Recently I took some extra education where the lecturer presented ways of working with Agile and Lean in large setups. He repeated several times, that he did not have any ethical views on good or bad, only on whether certain methods or patterns were useful in order to attain the objectives chosen to optimize for.
It is a noble goal to be totally objective, but outside pure mathematics it is something rarely seen with complete integrity. We all let our value systems shine through our arguments.
The writers and thinkers that have contributed to what we now call ALL, don’t try to hide the fact that they are considering not only “what is?”, but also “what ought to be?”, and that takes us into the territory of ethics.
We cannot claim that companies that are organized the NTM way will always lose. Big companies with incredible cash-reserves, unpleasant business practices and an exploitive attitude can be successful for a long time. Brute force rules very often, monopoly is a factor if customers or employees have no options to go elsewhere, people on business schools are taught how to create “customer-lock-in”, keeping the customer tied to a product or a service against his wishes. But it is a pressure-cooker heating up, some day in a crisis a revolt can erupt.

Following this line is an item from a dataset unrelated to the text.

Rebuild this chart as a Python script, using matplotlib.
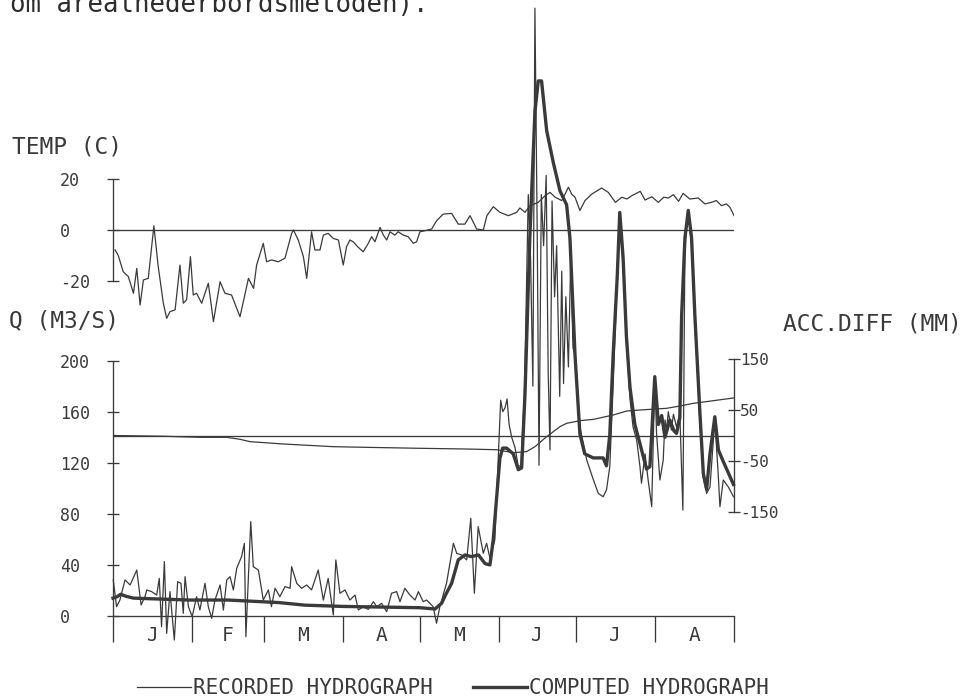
import matplotlib
matplotlib.use("Agg")
import matplotlib.pyplot as plt

plt.rcParams["font.family"] = ["DejaVu Sans Mono", "DejaVu Sans"]
plt.rcParams["axes.unicode_minus"] = False

INK = "#3a3a3a"

# ============================================
#  data (day 0 = 1 Jan, daily series Jan-Aug)
# ============================================
month_edges = [0, 31, 59, 90, 120, 151, 181, 212, 243]
month_labels = ["J", "F", "M", "A", "M", "J", "J", "A"]

temp_day = [0.8, 2, 4, 6, 8, 9.3, 10.6, 11.9, 13.8, 16, 17.7, 19.7, 21, 22.3, 24.3,
            26.2, 27.5, 28.8, 30.3, 31.4, 32.7, 34.7, 37.3, 39.3, 41.9, 43.8, 46.4,
            49.7, 53, 55, 56.2, 58.8, 60.1, 62, 64.7, 67.3, 69.9, 70.6, 72.5, 74.5,
            75.8, 77.7, 79, 81, 82.3, 84.2, 86.2, 88.2, 90.1, 91.4, 92.7, 94, 95.7,
            97.9, 99.9, 101.2, 102.5, 104.5, 105.8, 107.1, 108.4, 110.3, 111.6, 113.6,
            115.5, 117.5, 118.8, 120.1, 122, 124.7, 126.6, 129.2, 132.5, 135.1, 137.7,
            139.7, 142.3, 144.9, 146.3, 148.8, 151.4, 154.7, 158, 159.2, 161.2, 163.2,
            166.4, 169.1, 171, 173, 175.6, 178.2, 179.5, 180.8, 182.7, 184.7, 187.3,
            191.2, 193.8, 196.6, 199.1, 201.1, 203, 206.3, 208.2, 210.8, 213.4, 215.5,
            217.3, 219.3, 221.3, 223.1, 225.7, 229, 231.6, 234.2, 236.1, 238.1, 240,
            241.4, 243]
temp_c = [-7.8, -9.8, -16.3, -18.2, -24.7, -15, -29.3, -19.5, -18.9, 1.6, -14.3, -28.6,
          -34.5, -31.9, -31.2, -13.7, -28.6, -27.3, -10.4, -25.4, -24.7, -28.6, -20.8,
          -35.8, -20.2, -24.7, -25.4, -33.9, -18.9, -22.8, -13.7, -5.2, -12.4, -11.7,
          -12.4, -11, -1.3, 0, -3.9, -10.4, -18.9, -0.7, -7.8, -7.8, -2, -1.3, -3.3,
          -3.9, -13.7, -6.5, -3.9, -4.6, -6.5, -8.5, -5.2, -2.6, -4.6, 1, -2, -3.9,
          -0.7, -2, -0.7, -2, -2.6, -5.2, -4.6, -0.7, -0.3, 0.4, 3.6, 6.2, 6.5, 2.3,
          2.3, 5.6, 0.4, 0, 5.6, 9.1, 6.9, 5.6, 6.9, 8.6, 6.9, 9.5, 10.8, 13.4, 14.7,
          12.8, 11.5, 16.7, 14, 12.8, 7.6, 11.5, 14, 16.4, 14.7, 10.8, 12.8, 12.1,
          13.4, 15.1, 11.7, 13, 10.8, 12.8, 12.5, 13.8, 11.2, 14.3, 12.1, 12.5, 10.2,
          10.8, 11.5, 9.5, 10.2, 8.9, 5.6]

rec_day = [0.1, 1.4, 2.7, 4.7, 6.7, 9.3, 11, 12.5, 13.2, 15.1, 17.1, 18.1, 19, 20.1,
           21, 22.3, 24, 25.3, 26.6, 27.5, 28.2, 29.5, 31, 32.7, 34, 36, 37.3, 38.6,
           39.9, 41.9, 43.2, 44.5, 45.8, 47.1, 48.4, 50.3, 51.4, 52, 53.9, 54.9, 56.9,
           58.8, 60.8, 62, 63.4, 65.3, 67.3, 69.3, 69.9, 71.9, 73.8, 75.8, 77.7, 80.3,
           82.3, 84.2, 86.2, 87.2, 88.8, 90.8, 92.7, 94.7, 96, 97.9, 99.9, 101.9,
           103.2, 105.1, 107.1, 109, 111, 112.3, 114.2, 116.2, 118.2, 119.5, 121.4,
           122.7, 125.3, 126.6, 127.9, 130.5, 133.2, 134.5, 136.4, 138.4, 140, 141.4,
           142.9, 144.9, 146.2, 147.5, 149.4, 151.7, 152.5, 153.4, 154.2, 155, 156,
           157.3, 158.6, 159.6, 161, 162.5, 163.4, 164.3, 165.1, 166, 166.7, 167.6,
           168.5, 169.5, 170.3, 171, 171.8, 172.8, 173.6, 174.8, 175.6, 176.3, 177.2,
           178.2, 179.1, 180, 180.8, 182.7, 185.4, 188, 189.9, 191.8, 193.1, 194.4,
           195.7, 197.3, 198.3, 199.6, 200.9, 202.3, 203.5, 204.9, 206.2, 206.8, 208.2,
           209.4, 210.8, 212, 212.7, 214, 215.3, 216, 216.6, 217.3, 218.5, 219.3, 220.5,
           221.8, 223, 223.8, 225.1, 226.4, 227.7, 229.7, 231, 232.3, 233.6, 235.5,
           236.8, 237.5, 238.8, 240.8, 242.8]
rec_q = [28.2, 7.3, 12.5, 28.2, 24.3, 36, 8.6, 15.1, 20.4, 19.1, 16.4, 29.5, -8.4, 42.6,
         -13.6, 19.1, -18.8, 26.9, 25.6, 2.1, 30.8, 7.3, -0.5, 15.1, 4.7, 25.6, 7.3, -1.8,
         12.5, 24.3, 4.7, 28.2, 30.8, 20.4, 37.3, 46.5, 56.9, -16.2, 73.9, 38.6, 36,
         12.5, 20.4, 7.3, 21.7, 15.1, 23, 21.7, 38.6, 25.6, 21.7, 24.3, 20.4, 36, 12.5,
         29.5, 0.8, 43.9, 17.8, 20.4, 12.5, 16.4, 4.7, 7.3, 5.2, 11.2, 7.3, 9.9, 3.4,
         17.8, 19.1, 11.2, 21.7, 16.4, 12.5, 19.1, 11.2, 12.5, 7.3, -5.7, 7.3, 25.6,
         56.9, 49.1, 47.8, 43.9, 76.5, 17.8, 70, 49.1, 56.9, 45.2, 59.5, 169, 160, 163,
         170, 150, 140, 132, 117, 118, 175, 330, 280, 180, 476, 300, 118, 330, 290,
         345, 190, 130, 325, 250, 290, 172, 270, 182, 250, 195, 280, 210, 204, 148,
         122, 106.5, 96, 93.4, 98.7, 117, 180, 265, 312, 275, 215, 170, 148, 138, 117,
         104, 127, 106.5, 85.6, 187, 143, 106.5, 122, 153.5, 145.6, 160, 145.6, 158,
         148, 158.7, 83, 290, 316, 290, 230, 150, 108, 96, 101, 153.5, 111.7, 85.6,
         106.5, 101, 93.4]

comp_day = [0, 1.5, 3, 5, 8, 15, 30, 45, 55, 65, 75, 90, 105, 120, 126, 128.6, 130,
            132.5, 135.1, 137.7, 140.3, 143, 145.6, 147.5, 148.8, 149.8, 151.4, 152.5,
            154, 156.6, 158.6, 159.9, 161.2, 163.1, 165.1, 166.4, 167.7, 169.7, 172.3,
            174.9, 177.5, 178.8, 180.8, 182.7, 184.6, 187.9, 191.8, 193.1, 194.4, 195.7,
            197.3, 198.3, 199.6, 200.9, 202.3, 204.2, 206.2, 207.5, 208.8, 210.1, 211,
            212, 213.4, 214.7, 216, 217.9, 219.5, 220.5, 221.8, 222.5, 223.8, 225.1,
            226.4, 227.7, 229.7, 231, 232.3, 233.6, 235.5, 236.9, 238.8, 240.8, 242.8]
comp_q = [14, 15, 17, 15.5, 14, 13.5, 12.5, 12.5, 11.5, 10.5, 8.5, 7.5, 7, 6.5, 5.5, 10,
          16, 25.6, 43.9, 47.8, 46.5, 47.8, 41, 40, 60, 85, 123.8, 131.5, 131.5, 127,
          114.6, 116, 173, 296, 394.7, 419, 419, 380, 355, 333, 322, 296, 204, 142.5,
          127, 123.8, 123.8, 117.6, 142, 204, 265.5, 316, 280.7, 219, 179, 150, 135,
          124.8, 115, 117, 150, 187.4, 150, 157, 140, 153.5, 145, 143, 155, 234.7, 296,
          317.6, 296, 234.7, 157.6, 111.5, 99.2, 127, 156, 130, 121, 112, 103]

acc_day = [0, 20, 34, 44.5, 49.7, 53.6, 66.6, 86.2, 99.2, 120.1, 138.4, 150.1, 156.6,
           161.8, 165.1, 169.7, 174.9, 177.5, 182.7, 188, 195.8, 201, 206.2, 216.6,
           221.8, 227, 234.9, 243]
acc_mm = [0, -1.5, -3.6, -3.6, -7.5, -12.1, -16.7, -22, -23.3, -25.2, -26.6, -28,
          -33.8, -31.8, -22, -2.3, 17.4, 24, 29.2, 31.8, 40.4, 48.2, 50.2, 53.5, 58,
          63.3, 68.5, 74]

# ============================================
#  page geometry (pixels, 976 x 700 at 100 dpi)
# ============================================
W, H = 976, 700
X0, X1 = 113, 734           # x of 1 Jan and 1 Sep
Q_ZERO, Q_SCALE = 616, 1.277  # px of Q=0, px per m3/s
T_ZERO, T_SCALE = 230, 2.56
A_ZERO, A_SCALE = 435.5, 0.508

fig = plt.figure(figsize=(W / 100, H / 100), dpi=100)
left, width = X0 / W, (X1 - X0) / W

# discharge panel: bottom edge on Q=0, runs up to the page top
ax_q = fig.add_axes([left, (H - Q_ZERO) / H, width, Q_ZERO / H])
ax_q.set_xlim(0, 243)
ax_q.set_ylim(0, Q_ZERO / Q_SCALE)

# temperature and accumulated difference share the x range
ax_t = fig.add_axes([left, 0, width, 1])
ax_t.set_xlim(0, 243)
ax_t.set_ylim((T_ZERO - H) / T_SCALE, T_ZERO / T_SCALE)

ax_a = fig.add_axes([left, 0, width, 1])
ax_a.set_xlim(0, 243)
ax_a.set_ylim((A_ZERO - H) / A_SCALE, A_ZERO / A_SCALE)

for ax in (ax_q, ax_t, ax_a):
    ax.patch.set_visible(False)
    for s in ax.spines.values():
        s.set_visible(False)
        s.set_color(INK)
        s.set_linewidth(0.95)

tick_kw = dict(direction="inout", length=8, width=0.95, color=INK,
               labelcolor=INK, labelsize=12)

# --- temperature ---
ax_t.spines["left"].set_visible(True)
ax_t.spines["left"].set_bounds(-20, 20)
ax_t.set_xticks([])
ax_t.set_yticks([-20, 0, 20])
ax_t.tick_params(axis="y", pad=34.2, **tick_kw)
for lb in ax_t.get_yticklabels():
    lb.set_horizontalalignment("left")
ax_t.axhline(0, color=INK, lw=0.95)
ax_t.plot(temp_day, temp_c, color=INK, lw=0.9)

# --- discharge ---
ax_q.spines["left"].set_visible(True)
ax_q.spines["left"].set_bounds(0, 200)
ax_q.spines["bottom"].set_visible(True)
ax_q.set_yticks([0, 40, 80, 120, 160, 200])
ax_q.tick_params(axis="y", pad=34.2, **tick_kw)
for lb in ax_q.get_yticklabels():
    lb.set_horizontalalignment("left")

mid_month = [(a + b) / 2 for a, b in zip(month_edges[:-1], month_edges[1:])]
ax_q.set_xticks(month_edges)
ax_q.set_xticklabels([])
ax_q.set_xticks(mid_month, minor=True)
ax_q.set_xticklabels(month_labels, minor=True)
ax_q.tick_params(axis="x", which="major", direction="out", length=18.5,
                 width=0.95, color=INK)
ax_q.tick_params(axis="x", which="minor", length=0, pad=7.5,
                 labelsize=14, labelcolor=INK)

l_rec, = ax_q.plot(rec_day, rec_q, color=INK, lw=0.9, clip_on=False,
                   label="RECORDED HYDROGRAPH")
l_comp, = ax_q.plot(comp_day, comp_q, color=INK, lw=2.4, clip_on=False,
                    label="COMPUTED HYDROGRAPH")

# --- accumulated difference ---
ax_a.spines["right"].set_visible(True)
ax_a.spines["right"].set_bounds(-150, 150)
ax_a.set_xticks([])
ax_a.yaxis.tick_right()
ax_a.set_yticks([-150, -50, 50, 150])
ax_a.tick_params(axis="y", pad=0.5, **{**tick_kw, "labelsize": 11.5})
ax_a.axhline(0, color=INK, lw=0.95)
ax_a.plot(acc_day, acc_mm, color=INK, lw=0.9)

# --- texts ---
fig.text(10 / W, 1 - 11.5 / H, "om arealnederbördsmetoden).", fontsize=18.5,
         color="#2e2e2e", ha="left", va="baseline")
fig.text(12 / W, 1 - 147 / H, "TEMP (C)", fontsize=16.5, color=INK,
         ha="left", va="center")
fig.text(9 / W, 1 - 321 / H, "Q (M3/S)", fontsize=16.5, color=INK,
         ha="left", va="center")
fig.text(783 / W, 1 - 324 / H, "ACC.DIFF (MM)", fontsize=16.5, color=INK,
         ha="left", va="center")

fig.legend(handles=[l_rec, l_comp], loc="center left",
           bbox_to_anchor=(137 / W, 1 - 688 / H), ncol=2, frameon=False,
           handlelength=2.6, handletextpad=0.1, columnspacing=1.9,
           borderpad=0, borderaxespad=0, fontsize=15, labelcolor=INK)

fig.savefig("out.png", dpi=100, facecolor="white")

It happens for the bully in the schoolyard, companies, and dictators.
The ALL principles keeps an organization a bit humble and focused on serving the customer, the employee, the society at large and the shareholder. It keeps everybody alert and prepared to react to the weak signals of change. It can still be hard and you can still lose, but your chances long-term are improved, and that is all man can ask for.
In the end you have got to ask yourself the question: “What style of leadership is it that I want to be in and be associated with?”